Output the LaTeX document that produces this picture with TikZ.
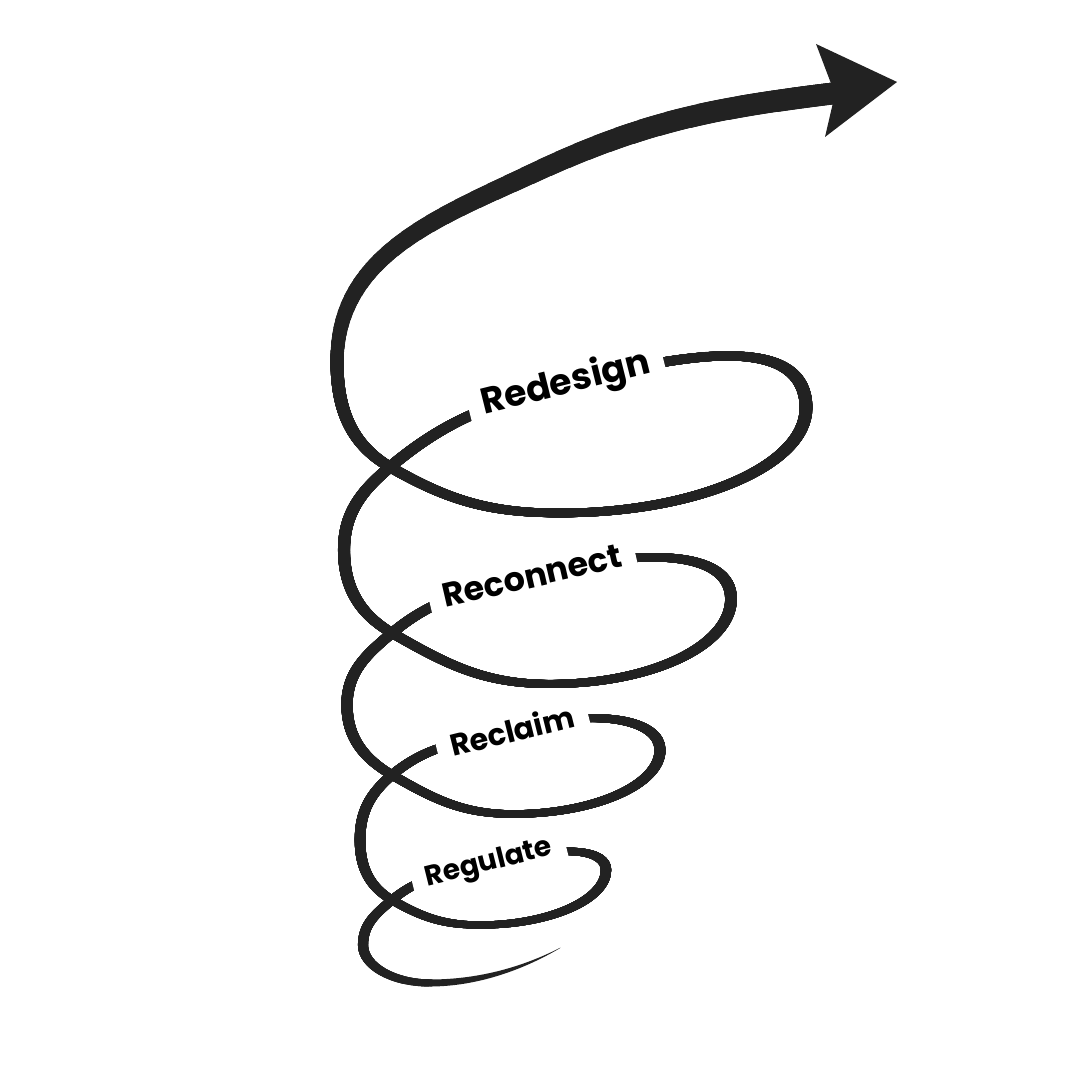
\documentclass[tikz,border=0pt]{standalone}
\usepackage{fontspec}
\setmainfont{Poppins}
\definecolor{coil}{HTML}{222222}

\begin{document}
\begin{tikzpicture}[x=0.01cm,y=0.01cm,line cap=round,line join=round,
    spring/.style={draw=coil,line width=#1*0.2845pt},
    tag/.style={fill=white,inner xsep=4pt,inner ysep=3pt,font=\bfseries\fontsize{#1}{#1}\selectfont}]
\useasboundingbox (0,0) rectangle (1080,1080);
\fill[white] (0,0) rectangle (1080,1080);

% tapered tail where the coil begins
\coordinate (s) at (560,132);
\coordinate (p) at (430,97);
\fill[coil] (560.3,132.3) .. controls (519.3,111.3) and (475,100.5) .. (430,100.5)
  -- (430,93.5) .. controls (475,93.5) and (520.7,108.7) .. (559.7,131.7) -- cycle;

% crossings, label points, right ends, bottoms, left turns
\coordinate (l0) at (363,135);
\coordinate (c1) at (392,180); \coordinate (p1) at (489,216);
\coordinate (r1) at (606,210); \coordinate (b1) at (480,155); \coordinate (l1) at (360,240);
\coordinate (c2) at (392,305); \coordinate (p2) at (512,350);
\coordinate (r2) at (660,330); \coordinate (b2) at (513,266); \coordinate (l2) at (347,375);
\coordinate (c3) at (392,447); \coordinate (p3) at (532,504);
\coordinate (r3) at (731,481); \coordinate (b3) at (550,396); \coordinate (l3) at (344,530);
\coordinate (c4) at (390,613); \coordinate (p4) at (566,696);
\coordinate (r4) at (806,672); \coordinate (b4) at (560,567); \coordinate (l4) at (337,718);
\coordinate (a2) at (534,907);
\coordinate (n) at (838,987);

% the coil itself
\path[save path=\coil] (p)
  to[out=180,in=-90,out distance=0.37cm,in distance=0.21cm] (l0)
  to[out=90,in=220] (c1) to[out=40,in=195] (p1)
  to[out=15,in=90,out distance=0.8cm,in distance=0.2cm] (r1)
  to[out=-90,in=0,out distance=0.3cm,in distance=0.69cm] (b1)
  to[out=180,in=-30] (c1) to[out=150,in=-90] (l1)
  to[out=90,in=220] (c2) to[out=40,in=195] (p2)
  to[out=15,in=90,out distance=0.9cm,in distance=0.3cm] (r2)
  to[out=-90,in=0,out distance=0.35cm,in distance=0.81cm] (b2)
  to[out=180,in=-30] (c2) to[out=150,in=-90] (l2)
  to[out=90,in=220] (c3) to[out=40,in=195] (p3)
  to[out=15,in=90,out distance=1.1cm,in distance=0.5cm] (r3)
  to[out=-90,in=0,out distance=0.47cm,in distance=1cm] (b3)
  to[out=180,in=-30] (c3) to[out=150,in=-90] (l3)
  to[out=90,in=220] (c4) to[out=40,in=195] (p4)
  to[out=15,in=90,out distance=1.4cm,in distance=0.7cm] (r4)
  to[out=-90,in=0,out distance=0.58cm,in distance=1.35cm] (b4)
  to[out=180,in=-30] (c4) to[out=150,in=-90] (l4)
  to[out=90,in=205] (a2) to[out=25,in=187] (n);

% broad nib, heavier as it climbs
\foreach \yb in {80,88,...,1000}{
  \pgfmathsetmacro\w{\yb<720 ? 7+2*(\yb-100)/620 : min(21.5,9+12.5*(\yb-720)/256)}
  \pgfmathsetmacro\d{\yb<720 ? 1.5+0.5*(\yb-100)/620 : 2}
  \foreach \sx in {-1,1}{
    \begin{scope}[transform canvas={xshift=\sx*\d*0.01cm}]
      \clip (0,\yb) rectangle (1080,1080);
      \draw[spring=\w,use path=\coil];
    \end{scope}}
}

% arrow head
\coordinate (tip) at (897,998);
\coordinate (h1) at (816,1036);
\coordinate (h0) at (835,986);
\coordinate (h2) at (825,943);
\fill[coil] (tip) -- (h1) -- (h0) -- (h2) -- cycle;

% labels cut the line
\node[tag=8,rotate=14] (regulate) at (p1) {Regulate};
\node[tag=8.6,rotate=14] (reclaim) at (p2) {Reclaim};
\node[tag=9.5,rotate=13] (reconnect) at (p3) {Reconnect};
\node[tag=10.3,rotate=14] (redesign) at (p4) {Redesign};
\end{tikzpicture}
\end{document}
········
* **INSTRUCTION**: Repeat all the data as it stands, dropping any images it holds.

* **SOLUTION TO THE EXERCISE**:
Output the LaTeX document that produces this picture with TikZ.
\documentclass[tikz,border=0pt]{standalone}
\usepackage{fontspec}
\setmainfont{Poppins}
\definecolor{coil}{HTML}{222222}

\begin{document}
\begin{tikzpicture}[x=0.01cm,y=0.01cm,line cap=round,line join=round,
    spring/.style={draw=coil,line width=#1*0.2845pt},
    tag/.style={fill=white,inner xsep=4pt,inner ysep=3pt,font=\bfseries\fontsize{#1}{#1}\selectfont}]
\useasboundingbox (0,0) rectangle (1080,1080);
\fill[white] (0,0) rectangle (1080,1080);

% tapered tail where the coil begins
\coordinate (s) at (560,132);
\coordinate (p) at (430,97);
\fill[coil] (560.3,132.3) .. controls (519.3,111.3) and (475,100.5) .. (430,100.5)
  -- (430,93.5) .. controls (475,93.5) and (520.7,108.7) .. (559.7,131.7) -- cycle;

% crossings, label points, right ends, bottoms, left turns
\coordinate (l0) at (363,135);
\coordinate (c1) at (392,180); \coordinate (p1) at (489,216);
\coordinate (r1) at (606,210); \coordinate (b1) at (480,155); \coordinate (l1) at (360,240);
\coordinate (c2) at (392,305); \coordinate (p2) at (512,350);
\coordinate (r2) at (660,330); \coordinate (b2) at (513,266); \coordinate (l2) at (347,375);
\coordinate (c3) at (392,447); \coordinate (p3) at (532,504);
\coordinate (r3) at (731,481); \coordinate (b3) at (550,396); \coordinate (l3) at (344,530);
\coordinate (c4) at (390,613); \coordinate (p4) at (566,696);
\coordinate (r4) at (806,672); \coordinate (b4) at (560,567); \coordinate (l4) at (337,718);
\coordinate (a2) at (534,907);
\coordinate (n) at (838,987);

% the coil itself
\path[save path=\coil] (p)
  to[out=180,in=-90,out distance=0.37cm,in distance=0.21cm] (l0)
  to[out=90,in=220] (c1) to[out=40,in=195] (p1)
  to[out=15,in=90,out distance=0.8cm,in distance=0.2cm] (r1)
  to[out=-90,in=0,out distance=0.3cm,in distance=0.69cm] (b1)
  to[out=180,in=-30] (c1) to[out=150,in=-90] (l1)
  to[out=90,in=220] (c2) to[out=40,in=195] (p2)
  to[out=15,in=90,out distance=0.9cm,in distance=0.3cm] (r2)
  to[out=-90,in=0,out distance=0.35cm,in distance=0.81cm] (b2)
  to[out=180,in=-30] (c2) to[out=150,in=-90] (l2)
  to[out=90,in=220] (c3) to[out=40,in=195] (p3)
  to[out=15,in=90,out distance=1.1cm,in distance=0.5cm] (r3)
  to[out=-90,in=0,out distance=0.47cm,in distance=1cm] (b3)
  to[out=180,in=-30] (c3) to[out=150,in=-90] (l3)
  to[out=90,in=220] (c4) to[out=40,in=195] (p4)
  to[out=15,in=90,out distance=1.4cm,in distance=0.7cm] (r4)
  to[out=-90,in=0,out distance=0.58cm,in distance=1.35cm] (b4)
  to[out=180,in=-30] (c4) to[out=150,in=-90] (l4)
  to[out=90,in=205] (a2) to[out=25,in=187] (n);

% broad nib, heavier as it climbs
\foreach \yb in {80,88,...,1000}{
  \pgfmathsetmacro\w{\yb<720 ? 7+2*(\yb-100)/620 : min(21.5,9+12.5*(\yb-720)/256)}
  \pgfmathsetmacro\d{\yb<720 ? 1.5+0.5*(\yb-100)/620 : 2}
  \foreach \sx in {-1,1}{
    \begin{scope}[transform canvas={xshift=\sx*\d*0.01cm}]
      \clip (0,\yb) rectangle (1080,1080);
      \draw[spring=\w,use path=\coil];
    \end{scope}}
}

% arrow head
\coordinate (tip) at (897,998);
\coordinate (h1) at (816,1036);
\coordinate (h0) at (835,986);
\coordinate (h2) at (825,943);
\fill[coil] (tip) -- (h1) -- (h0) -- (h2) -- cycle;

% labels cut the line
\node[tag=8,rotate=14] (regulate) at (p1) {Regulate};
\node[tag=8.6,rotate=14] (reclaim) at (p2) {Reclaim};
\node[tag=9.5,rotate=13] (reconnect) at (p3) {Reconnect};
\node[tag=10.3,rotate=14] (redesign) at (p4) {Redesign};
\end{tikzpicture}
\end{document}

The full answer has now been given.